Vincent Hendricks Wins Choice Outstanding Academic Title 2006

Vincent Hendricks' book Mainstream and Formal Epistemology, Cambridge, 2006, just won the Choice Outstanding Academic Title 2006. Hendricks is Professor of Formal Philosophy at Roskilde University in Copenhagen, Editor-in-Chief for Synthese and Synthese Library, Editor of Trends in Logic (Studia Logica Library), and Director of PHILOG and Editor-in-chief of PHINEWS.

From the original announcement:

Choice: Current Reviews for Academic Libraries is the premier source for reviews of academic books, electronic media, and Internet resources of interest to those in higher education.

Every year Choice publishes a list of Outstanding Academic Titles that were reviewed during the previous calendar year. This prestigious list reflects the best in scholarly titles reviewed by Choice and brings with it the extraordinary recognition of the academic library community.

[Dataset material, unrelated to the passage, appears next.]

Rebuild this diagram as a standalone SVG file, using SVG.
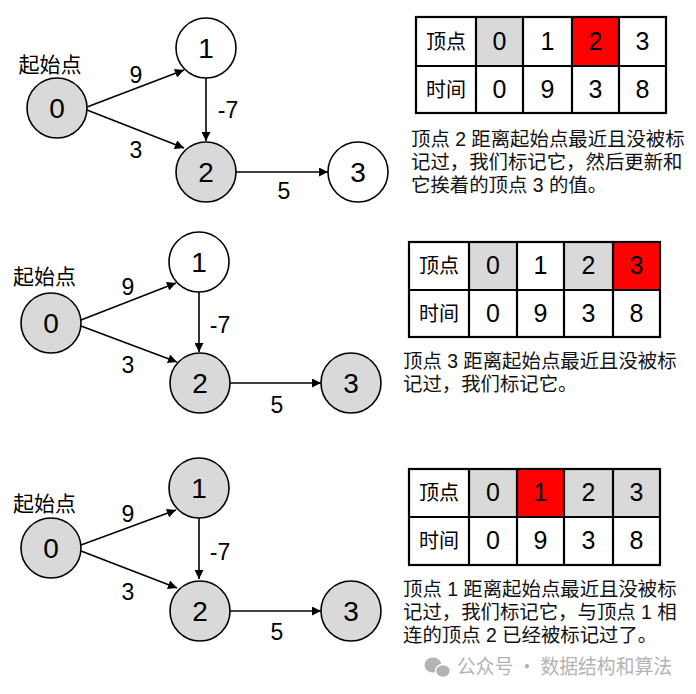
<svg xmlns="http://www.w3.org/2000/svg" width="696" height="694" viewBox="0 0 696 694">
<defs>
<marker id="arr" viewBox="0 0 10 10" refX="10" refY="5" markerWidth="10" markerHeight="9" markerUnits="userSpaceOnUse" orient="auto">
<path d="M0,0 L10,5 L0,10 z" fill="#000"/>
</marker>
<style>
.nd{stroke:#000;stroke-width:1.6}
.w{fill:#fff}
.g{fill:#d9d9d9}
.nl{font-family:"Liberation Sans","Noto Sans",sans-serif;font-size:28px;text-anchor:middle;fill:#000}
.el{font-family:"Liberation Sans","Noto Sans",sans-serif;font-size:23px;text-anchor:middle;fill:#000}
.cn{font-family:"Noto Sans CJK SC",sans-serif;font-size:21px;fill:#000}
.e{stroke:#000;stroke-width:1.6;fill:none;marker-end:url(#arr)}
.tb{stroke:#000;stroke-width:2.2}
.td{font-family:"Liberation Sans","Noto Sans",sans-serif;font-size:25px;text-anchor:middle;fill:#000}
.th{font-family:"Noto Sans CJK SC",sans-serif;font-size:20px;text-anchor:middle;fill:#000}
.desc{font-family:"Liberation Sans","Noto Sans CJK SC",sans-serif;font-size:19.4px;fill:#111}
.wm{font-family:"Noto Sans CJK SC",sans-serif;font-size:20px;fill:#b3b3b3}
</style>
</defs>
<rect width="696" height="694" fill="#fff"/>

<!-- Panel 1 -->
<g id="connectors1">
<line class="e" x1="87" y1="107" x2="184" y2="70"/>
<line class="e" x1="87" y1="110" x2="184" y2="148"/>
<line class="e" x1="206" y1="78" x2="206" y2="141"/>
<line class="e" x1="236" y1="172" x2="328" y2="172"/>
<text class="el" x="136" y="83">9</text>
<text class="el" x="136" y="158">3</text>
<text class="el" x="228" y="118">-7</text>
<text class="el" x="284" y="199">5</text>
</g>
<text class="cn" x="50" y="72" text-anchor="middle">起始点</text>
<g id="p1n0"><circle class="nd g" cx="57" cy="108" r="30"/><text class="nl" x="57" y="118">0</text></g>
<g id="p1n1"><circle class="nd w" cx="206" cy="48" r="30"/><text class="nl" x="206" y="58">1</text></g>
<g id="p1n2"><circle class="nd g" cx="206" cy="172" r="30"/><text class="nl" x="206" y="182">2</text></g>
<g id="p1n3"><circle class="nd w" cx="358" cy="172" r="30"/><text class="nl" x="358" y="182">3</text></g>

<g id="table1">
<rect x="416" y="17" width="250" height="96" fill="#fff"/>
<rect x="476" y="17" width="47" height="49" fill="#d9d9d9"/>
<rect x="572" y="17" width="47" height="49" fill="#ff0000"/>
<g class="tb" fill="none">
<rect x="416" y="17" width="250" height="96"/>
<line x1="416" y1="66" x2="666" y2="66"/>
<line x1="476" y1="17" x2="476" y2="113"/>
<line x1="523" y1="17" x2="523" y2="113"/>
<line x1="572" y1="17" x2="572" y2="113"/>
<line x1="619" y1="17" x2="619" y2="113"/>
</g>
<text class="th" x="446" y="49">顶点</text>
<text class="th" x="446" y="97">时间</text>
<text class="td" x="499.5" y="50">0</text><text class="td" x="547.5" y="50">1</text><text class="td" x="595.5" y="50">2</text><text class="td" x="642.5" y="50">3</text>
<text class="td" x="499.5" y="98">0</text><text class="td" x="547.5" y="98">9</text><text class="td" x="595.5" y="98">3</text><text class="td" x="642.5" y="98">8</text>
</g>
<g id="desc1">
<text class="desc" x="411" y="146">顶点 2 距离起始点最近且没被标</text>
<text class="desc" x="411" y="169">记过，我们标记它，然后更新和</text>
<text class="desc" x="411" y="192">它挨着的顶点 3 的值。</text>
</g>

<!-- Panel 2 -->
<g id="connectors2">
<line class="e" x1="81" y1="320" x2="176" y2="283"/>
<line class="e" x1="81" y1="326" x2="177" y2="362"/>
<line class="e" x1="199" y1="292" x2="199" y2="352"/>
<line class="e" x1="230" y1="383" x2="321" y2="383"/>
<text class="el" x="128" y="295">9</text>
<text class="el" x="128" y="373">3</text>
<text class="el" x="220" y="333">-7</text>
<text class="el" x="277" y="413">5</text>
</g>
<text class="cn" x="44.5" y="284" text-anchor="middle">起始点</text>
<g id="p2n0"><circle class="nd g" cx="51" cy="323" r="30"/><text class="nl" x="51" y="333">0</text></g>
<g id="p2n1"><circle class="nd w" cx="199" cy="262" r="30"/><text class="nl" x="199" y="272">1</text></g>
<g id="p2n2"><circle class="nd g" cx="200" cy="383" r="30"/><text class="nl" x="200" y="393">2</text></g>
<g id="p2n3"><circle class="nd g" cx="351" cy="383" r="30"/><text class="nl" x="351" y="393">3</text></g>

<g id="table2">
<rect x="409" y="242" width="251" height="95" fill="#fff"/>
<rect x="469" y="242" width="48" height="48" fill="#d9d9d9"/>
<rect x="564" y="242" width="49" height="48" fill="#d9d9d9"/>
<rect x="613" y="242" width="47" height="48" fill="#ff0000"/>
<g class="tb" fill="none">
<rect x="409" y="242" width="251" height="95"/>
<line x1="409" y1="290" x2="660" y2="290"/>
<line x1="469" y1="242" x2="469" y2="337"/>
<line x1="517" y1="242" x2="517" y2="337"/>
<line x1="564" y1="242" x2="564" y2="337"/>
<line x1="613" y1="242" x2="613" y2="337"/>
</g>
<text class="th" x="439" y="273">顶点</text>
<text class="th" x="439" y="321">时间</text>
<text class="td" x="493" y="274">0</text><text class="td" x="540.5" y="274">1</text><text class="td" x="588.5" y="274">2</text><text class="td" x="636.5" y="274">3</text>
<text class="td" x="493" y="322">0</text><text class="td" x="540.5" y="322">9</text><text class="td" x="588.5" y="322">3</text><text class="td" x="636.5" y="322">8</text>
</g>
<g id="desc2">
<text class="desc" x="403" y="368">顶点 3 距离起始点最近且没被标</text>
<text class="desc" x="403" y="391">记过，我们标记它。</text>
</g>

<!-- Panel 3 -->
<g id="connectors3">
<line class="e" x1="81" y1="545" x2="176" y2="510"/>
<line class="e" x1="81" y1="551" x2="177" y2="588"/>
<line class="e" x1="199" y1="518" x2="199" y2="579"/>
<line class="e" x1="230" y1="611" x2="321" y2="611"/>
<text class="el" x="128" y="522">9</text>
<text class="el" x="128" y="600">3</text>
<text class="el" x="220" y="560">-7</text>
<text class="el" x="277" y="640">5</text>
</g>
<text class="cn" x="44.5" y="511" text-anchor="middle">起始点</text>
<g id="p3n0"><circle class="nd g" cx="51" cy="548" r="30"/><text class="nl" x="51" y="558">0</text></g>
<g id="p3n1"><circle class="nd g" cx="199" cy="488" r="30"/><text class="nl" x="199" y="498">1</text></g>
<g id="p3n2"><circle class="nd g" cx="200" cy="611" r="30"/><text class="nl" x="200" y="621">2</text></g>
<g id="p3n3"><circle class="nd g" cx="351" cy="611" r="30"/><text class="nl" x="351" y="621">3</text></g>

<g id="table3">
<rect x="409" y="469" width="251" height="96" fill="#fff"/>
<rect x="469" y="469" width="48" height="48" fill="#d9d9d9"/>
<rect x="517" y="469" width="47" height="48" fill="#ff0000"/>
<rect x="564" y="469" width="96" height="48" fill="#d9d9d9"/>
<g class="tb" fill="none">
<rect x="409" y="469" width="251" height="96"/>
<line x1="409" y1="517" x2="660" y2="517"/>
<line x1="469" y1="469" x2="469" y2="565"/>
<line x1="517" y1="469" x2="517" y2="565"/>
<line x1="564" y1="469" x2="564" y2="565"/>
<line x1="613" y1="469" x2="613" y2="565"/>
</g>
<text class="th" x="439" y="500">顶点</text>
<text class="th" x="439" y="548">时间</text>
<text class="td" x="493" y="501">0</text><text class="td" x="540.5" y="501">1</text><text class="td" x="588.5" y="501">2</text><text class="td" x="636.5" y="501">3</text>
<text class="td" x="493" y="549">0</text><text class="td" x="540.5" y="549">9</text><text class="td" x="588.5" y="549">3</text><text class="td" x="636.5" y="549">8</text>
</g>
<g id="desc3">
<text class="desc" x="403" y="596">顶点 1 距离起始点最近且没被标</text>
<text class="desc" x="403" y="619">记过，我们标记它，与顶点 1 相</text>
<text class="desc" x="403" y="642">连的顶点 2 已经被标记过了。</text>
</g>

<g id="watermark">
<ellipse cx="433" cy="665" rx="8.5" ry="7.5" fill="#b3b3b3"/>
<ellipse cx="443" cy="671" rx="7.5" ry="6.5" fill="#b3b3b3" stroke="#fff" stroke-width="1.5"/>
<text class="wm" x="457" y="674" textLength="215" lengthAdjust="spacingAndGlyphs">公众号 · 数据结构和算法</text>
</g>
</svg>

The list is quite selective: it contains approximately ten percent of some 7,000 works reviewed in Choice each year. Choice editors base their selections on the reviewer's evaluation of the work, the editor's knowledge of the field, and the reviewer's record. In awarding Outstanding Academic Titles, the editors apply several criteria to reviewed titles: (1) overall excellence in presentation and scholarship, (2) importance relative to other literature in the field, (3), distinction as a first treatment of a given subject in book or electronic form, (4) originality or uniqueness of treatment, (5) value to undergraduate students, and (6) importance in building undergraduate library collections.

Choice Review:

Hendricks (Roskilde Univ., Denmark) identifies several central epistemological concerns and teases out various theoretical solutions. He begins with mainstream epistemologies, works through various formal epistemologies, and ends with an outline for a new research program called "plethoric epistemology," which combines insights of both mainstream and formal researchers. The aim of the work is twofold: to introduce mainstream and formal epistemologists to one another, and to give theoretical unity to a fractured discipline. It succeeds admirably on both fronts, and brings a fresh perspective to every topic it touches. This important work should spark conversation between traditional theorists and their more formally minded colleagues, and inform each of what the other has been up to. It should also bring unity and renewed purpose to the fragmented field of contemporary epistemology. This book is mandatory reading for epistemologists of all stripes, particularly those seeking a crash course in formal epistemology (and those just wondering what "formal epistemology" is). Its importance cannot be overemphasized. Summing Up: Essential. Upper-division undergraduates, graduate students, and faculty/researchers.